[WHAT IS ASKED]
All lines from the one with "Recreate this image" through the one with "const GREY = '#595959';", and only those, are to be reproduced exactly, both ends included.

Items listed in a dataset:
────

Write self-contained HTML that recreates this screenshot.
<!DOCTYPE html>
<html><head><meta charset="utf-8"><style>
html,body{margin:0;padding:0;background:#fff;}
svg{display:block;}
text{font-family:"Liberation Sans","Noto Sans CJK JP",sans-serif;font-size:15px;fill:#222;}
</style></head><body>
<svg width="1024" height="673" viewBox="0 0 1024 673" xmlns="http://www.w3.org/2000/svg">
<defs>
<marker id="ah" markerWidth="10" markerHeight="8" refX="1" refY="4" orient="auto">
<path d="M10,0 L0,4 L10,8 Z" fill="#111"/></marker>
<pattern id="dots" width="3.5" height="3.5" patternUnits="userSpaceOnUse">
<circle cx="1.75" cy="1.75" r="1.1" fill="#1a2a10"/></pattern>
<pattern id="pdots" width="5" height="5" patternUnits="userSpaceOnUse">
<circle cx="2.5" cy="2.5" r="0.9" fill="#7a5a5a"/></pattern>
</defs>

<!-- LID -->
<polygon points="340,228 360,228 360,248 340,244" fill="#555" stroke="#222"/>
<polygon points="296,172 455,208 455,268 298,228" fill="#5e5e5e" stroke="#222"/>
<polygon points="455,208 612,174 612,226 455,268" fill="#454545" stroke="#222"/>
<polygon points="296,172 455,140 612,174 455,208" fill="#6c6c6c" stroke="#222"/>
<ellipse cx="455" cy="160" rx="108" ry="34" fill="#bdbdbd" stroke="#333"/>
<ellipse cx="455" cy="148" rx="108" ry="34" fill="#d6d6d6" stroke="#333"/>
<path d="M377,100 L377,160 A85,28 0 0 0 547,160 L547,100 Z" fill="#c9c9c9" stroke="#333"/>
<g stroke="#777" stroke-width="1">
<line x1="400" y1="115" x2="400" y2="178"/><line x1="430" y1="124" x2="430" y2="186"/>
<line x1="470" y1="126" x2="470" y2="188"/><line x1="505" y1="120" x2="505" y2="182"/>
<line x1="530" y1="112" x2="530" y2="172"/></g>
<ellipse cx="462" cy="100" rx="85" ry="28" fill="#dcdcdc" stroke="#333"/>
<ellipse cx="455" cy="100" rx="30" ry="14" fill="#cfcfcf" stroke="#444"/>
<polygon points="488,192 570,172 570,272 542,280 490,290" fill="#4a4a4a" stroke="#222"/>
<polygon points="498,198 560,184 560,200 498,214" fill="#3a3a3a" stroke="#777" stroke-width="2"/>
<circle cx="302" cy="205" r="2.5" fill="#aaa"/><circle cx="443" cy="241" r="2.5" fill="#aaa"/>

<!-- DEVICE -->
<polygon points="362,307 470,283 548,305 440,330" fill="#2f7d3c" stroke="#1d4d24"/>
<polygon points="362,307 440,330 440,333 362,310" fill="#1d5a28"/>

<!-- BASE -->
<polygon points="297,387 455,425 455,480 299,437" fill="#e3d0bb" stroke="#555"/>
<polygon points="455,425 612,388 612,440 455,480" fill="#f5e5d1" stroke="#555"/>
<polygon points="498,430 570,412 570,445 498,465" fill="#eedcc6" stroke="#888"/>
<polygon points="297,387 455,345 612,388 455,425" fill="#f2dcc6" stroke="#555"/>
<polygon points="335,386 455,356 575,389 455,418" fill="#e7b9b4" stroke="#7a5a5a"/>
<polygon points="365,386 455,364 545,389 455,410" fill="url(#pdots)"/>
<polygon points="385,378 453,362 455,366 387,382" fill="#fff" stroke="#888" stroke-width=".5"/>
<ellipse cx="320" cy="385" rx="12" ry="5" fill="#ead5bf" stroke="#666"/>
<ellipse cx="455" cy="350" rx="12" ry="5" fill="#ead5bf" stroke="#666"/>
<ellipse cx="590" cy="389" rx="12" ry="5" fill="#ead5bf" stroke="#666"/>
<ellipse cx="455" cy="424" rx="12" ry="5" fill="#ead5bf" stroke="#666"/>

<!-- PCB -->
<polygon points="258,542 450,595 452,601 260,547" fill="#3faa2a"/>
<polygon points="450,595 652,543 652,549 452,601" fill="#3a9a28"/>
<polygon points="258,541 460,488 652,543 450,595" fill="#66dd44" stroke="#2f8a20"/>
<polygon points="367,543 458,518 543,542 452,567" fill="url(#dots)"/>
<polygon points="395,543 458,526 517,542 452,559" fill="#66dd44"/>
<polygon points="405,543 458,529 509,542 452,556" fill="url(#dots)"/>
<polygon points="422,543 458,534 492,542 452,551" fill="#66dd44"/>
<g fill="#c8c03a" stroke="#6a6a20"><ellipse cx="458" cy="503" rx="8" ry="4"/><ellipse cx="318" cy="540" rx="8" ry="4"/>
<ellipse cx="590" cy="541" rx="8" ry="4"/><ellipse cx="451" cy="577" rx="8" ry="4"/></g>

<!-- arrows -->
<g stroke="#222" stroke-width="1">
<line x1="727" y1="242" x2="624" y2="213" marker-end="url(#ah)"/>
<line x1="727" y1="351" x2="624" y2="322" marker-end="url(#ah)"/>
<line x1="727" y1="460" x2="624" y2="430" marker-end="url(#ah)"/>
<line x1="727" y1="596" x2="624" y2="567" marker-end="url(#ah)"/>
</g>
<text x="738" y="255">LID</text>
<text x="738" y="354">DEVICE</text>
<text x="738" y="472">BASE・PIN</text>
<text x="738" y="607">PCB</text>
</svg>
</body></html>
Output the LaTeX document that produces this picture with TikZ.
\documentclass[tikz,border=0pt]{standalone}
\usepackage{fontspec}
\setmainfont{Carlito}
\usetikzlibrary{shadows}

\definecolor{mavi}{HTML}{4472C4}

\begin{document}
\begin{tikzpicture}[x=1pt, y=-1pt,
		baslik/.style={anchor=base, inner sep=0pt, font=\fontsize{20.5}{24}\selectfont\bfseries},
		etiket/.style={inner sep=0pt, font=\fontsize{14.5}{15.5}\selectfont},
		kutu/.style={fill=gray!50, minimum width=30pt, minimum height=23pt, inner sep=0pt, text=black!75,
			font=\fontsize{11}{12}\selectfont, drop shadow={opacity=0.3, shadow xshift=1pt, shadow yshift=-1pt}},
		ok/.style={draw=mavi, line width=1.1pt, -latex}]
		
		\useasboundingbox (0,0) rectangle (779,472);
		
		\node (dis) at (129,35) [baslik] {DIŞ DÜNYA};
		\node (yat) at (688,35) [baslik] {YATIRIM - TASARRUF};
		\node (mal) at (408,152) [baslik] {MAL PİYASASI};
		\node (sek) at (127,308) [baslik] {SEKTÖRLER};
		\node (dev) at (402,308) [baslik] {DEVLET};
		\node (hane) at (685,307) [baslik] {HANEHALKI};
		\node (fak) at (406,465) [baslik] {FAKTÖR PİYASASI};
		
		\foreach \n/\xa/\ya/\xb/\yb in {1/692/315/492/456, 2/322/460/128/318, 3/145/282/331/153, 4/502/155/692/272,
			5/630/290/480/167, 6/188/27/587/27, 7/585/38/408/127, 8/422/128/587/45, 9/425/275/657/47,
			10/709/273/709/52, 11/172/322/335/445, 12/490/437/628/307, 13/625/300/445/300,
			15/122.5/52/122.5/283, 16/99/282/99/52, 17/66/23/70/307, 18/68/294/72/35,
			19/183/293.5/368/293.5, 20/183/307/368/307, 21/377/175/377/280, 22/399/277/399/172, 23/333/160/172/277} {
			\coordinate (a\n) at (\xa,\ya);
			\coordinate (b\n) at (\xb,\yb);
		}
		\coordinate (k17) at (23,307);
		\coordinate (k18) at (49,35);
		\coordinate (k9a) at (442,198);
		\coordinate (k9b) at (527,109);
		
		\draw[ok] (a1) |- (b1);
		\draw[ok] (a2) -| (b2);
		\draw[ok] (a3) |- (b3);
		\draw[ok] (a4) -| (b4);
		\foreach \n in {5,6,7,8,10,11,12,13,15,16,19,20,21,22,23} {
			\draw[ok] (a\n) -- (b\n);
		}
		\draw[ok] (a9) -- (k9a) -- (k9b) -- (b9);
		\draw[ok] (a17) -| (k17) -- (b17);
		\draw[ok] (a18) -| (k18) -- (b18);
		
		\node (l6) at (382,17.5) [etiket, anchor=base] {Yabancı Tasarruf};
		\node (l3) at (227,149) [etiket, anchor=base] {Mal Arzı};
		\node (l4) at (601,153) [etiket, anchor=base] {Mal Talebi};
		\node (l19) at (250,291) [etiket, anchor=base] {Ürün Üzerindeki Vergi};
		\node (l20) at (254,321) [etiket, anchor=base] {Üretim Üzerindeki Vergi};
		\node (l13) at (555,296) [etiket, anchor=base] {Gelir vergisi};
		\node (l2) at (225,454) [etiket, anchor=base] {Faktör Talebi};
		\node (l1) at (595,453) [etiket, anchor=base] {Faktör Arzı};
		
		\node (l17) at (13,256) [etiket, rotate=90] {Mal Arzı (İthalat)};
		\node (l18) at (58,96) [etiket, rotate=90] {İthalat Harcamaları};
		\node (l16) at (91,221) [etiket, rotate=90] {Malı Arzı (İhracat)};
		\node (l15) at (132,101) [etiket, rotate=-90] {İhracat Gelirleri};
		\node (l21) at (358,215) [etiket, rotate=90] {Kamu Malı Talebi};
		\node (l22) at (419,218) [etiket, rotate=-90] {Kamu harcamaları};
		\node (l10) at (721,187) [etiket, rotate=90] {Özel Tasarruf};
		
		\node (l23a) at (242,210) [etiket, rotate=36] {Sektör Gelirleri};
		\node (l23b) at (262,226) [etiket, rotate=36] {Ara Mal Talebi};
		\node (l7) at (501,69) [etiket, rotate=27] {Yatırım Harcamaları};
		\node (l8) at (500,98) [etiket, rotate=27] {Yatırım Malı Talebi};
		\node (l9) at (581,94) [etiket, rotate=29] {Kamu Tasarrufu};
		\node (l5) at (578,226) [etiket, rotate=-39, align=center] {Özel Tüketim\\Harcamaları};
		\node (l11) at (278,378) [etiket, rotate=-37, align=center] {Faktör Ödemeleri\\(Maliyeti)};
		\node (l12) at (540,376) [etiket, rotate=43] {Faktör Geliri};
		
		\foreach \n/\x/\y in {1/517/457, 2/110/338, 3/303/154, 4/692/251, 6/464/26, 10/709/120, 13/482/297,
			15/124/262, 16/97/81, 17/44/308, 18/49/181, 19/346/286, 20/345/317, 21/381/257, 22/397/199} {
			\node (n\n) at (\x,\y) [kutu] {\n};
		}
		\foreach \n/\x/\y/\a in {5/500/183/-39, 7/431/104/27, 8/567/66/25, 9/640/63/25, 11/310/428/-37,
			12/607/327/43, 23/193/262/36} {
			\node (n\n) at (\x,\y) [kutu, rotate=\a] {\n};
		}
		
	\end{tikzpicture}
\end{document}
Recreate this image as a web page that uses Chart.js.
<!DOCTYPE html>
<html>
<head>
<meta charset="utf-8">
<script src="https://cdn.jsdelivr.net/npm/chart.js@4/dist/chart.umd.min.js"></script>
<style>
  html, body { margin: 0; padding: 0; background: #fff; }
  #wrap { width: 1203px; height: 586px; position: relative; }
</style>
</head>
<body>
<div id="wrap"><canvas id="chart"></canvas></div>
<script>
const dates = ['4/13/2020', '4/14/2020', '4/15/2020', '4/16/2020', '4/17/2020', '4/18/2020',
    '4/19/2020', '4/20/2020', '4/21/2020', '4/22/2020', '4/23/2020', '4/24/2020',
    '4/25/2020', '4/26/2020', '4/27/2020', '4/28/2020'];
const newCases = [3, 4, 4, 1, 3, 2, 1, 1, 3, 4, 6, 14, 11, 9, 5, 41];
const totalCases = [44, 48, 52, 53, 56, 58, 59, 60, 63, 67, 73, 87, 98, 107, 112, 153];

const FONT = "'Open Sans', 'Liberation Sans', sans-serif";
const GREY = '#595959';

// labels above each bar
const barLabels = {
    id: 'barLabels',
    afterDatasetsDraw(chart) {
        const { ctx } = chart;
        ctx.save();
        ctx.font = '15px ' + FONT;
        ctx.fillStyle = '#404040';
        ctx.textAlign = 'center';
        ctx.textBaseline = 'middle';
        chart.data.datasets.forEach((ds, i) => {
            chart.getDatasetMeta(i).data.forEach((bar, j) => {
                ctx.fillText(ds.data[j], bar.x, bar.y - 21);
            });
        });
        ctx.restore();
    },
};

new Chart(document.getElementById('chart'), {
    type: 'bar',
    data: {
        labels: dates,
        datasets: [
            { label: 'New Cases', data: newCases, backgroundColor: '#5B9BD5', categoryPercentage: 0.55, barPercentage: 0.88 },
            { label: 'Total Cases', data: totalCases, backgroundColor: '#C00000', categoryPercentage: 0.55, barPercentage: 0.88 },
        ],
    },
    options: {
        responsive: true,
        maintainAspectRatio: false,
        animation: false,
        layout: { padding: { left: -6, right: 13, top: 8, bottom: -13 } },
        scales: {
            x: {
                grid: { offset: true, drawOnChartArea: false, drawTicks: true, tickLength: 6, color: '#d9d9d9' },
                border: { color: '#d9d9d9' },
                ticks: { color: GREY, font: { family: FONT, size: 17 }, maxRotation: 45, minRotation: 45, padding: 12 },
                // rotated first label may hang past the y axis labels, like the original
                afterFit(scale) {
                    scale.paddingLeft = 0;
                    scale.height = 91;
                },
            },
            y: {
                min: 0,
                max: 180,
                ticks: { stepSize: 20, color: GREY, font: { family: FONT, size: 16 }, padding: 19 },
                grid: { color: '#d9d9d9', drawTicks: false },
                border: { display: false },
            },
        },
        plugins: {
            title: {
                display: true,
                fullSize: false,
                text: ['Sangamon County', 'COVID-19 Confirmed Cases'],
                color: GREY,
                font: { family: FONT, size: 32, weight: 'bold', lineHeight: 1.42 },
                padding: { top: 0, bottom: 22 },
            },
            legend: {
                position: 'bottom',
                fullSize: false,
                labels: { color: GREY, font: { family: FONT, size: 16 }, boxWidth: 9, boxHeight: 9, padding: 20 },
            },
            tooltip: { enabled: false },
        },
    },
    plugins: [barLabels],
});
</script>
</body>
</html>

────

[WRITTEN ANSWER]
Recreate this image as a web page that uses Chart.js.
<!DOCTYPE html>
<html>
<head>
<meta charset="utf-8">
<script src="https://cdn.jsdelivr.net/npm/chart.js@4/dist/chart.umd.min.js"></script>
<style>
  html, body { margin: 0; padding: 0; background: #fff; }
  #wrap { width: 1203px; height: 586px; position: relative; }
</style>
</head>
<body>
<div id="wrap"><canvas id="chart"></canvas></div>
<script>
const dates = ['4/13/2020', '4/14/2020', '4/15/2020', '4/16/2020', '4/17/2020', '4/18/2020',
    '4/19/2020', '4/20/2020', '4/21/2020', '4/22/2020', '4/23/2020', '4/24/2020',
    '4/25/2020', '4/26/2020', '4/27/2020', '4/28/2020'];
const newCases = [3, 4, 4, 1, 3, 2, 1, 1, 3, 4, 6, 14, 11, 9, 5, 41];
const totalCases = [44, 48, 52, 53, 56, 58, 59, 60, 63, 67, 73, 87, 98, 107, 112, 153];

const FONT = "'Open Sans', 'Liberation Sans', sans-serif";
const GREY = '#595959';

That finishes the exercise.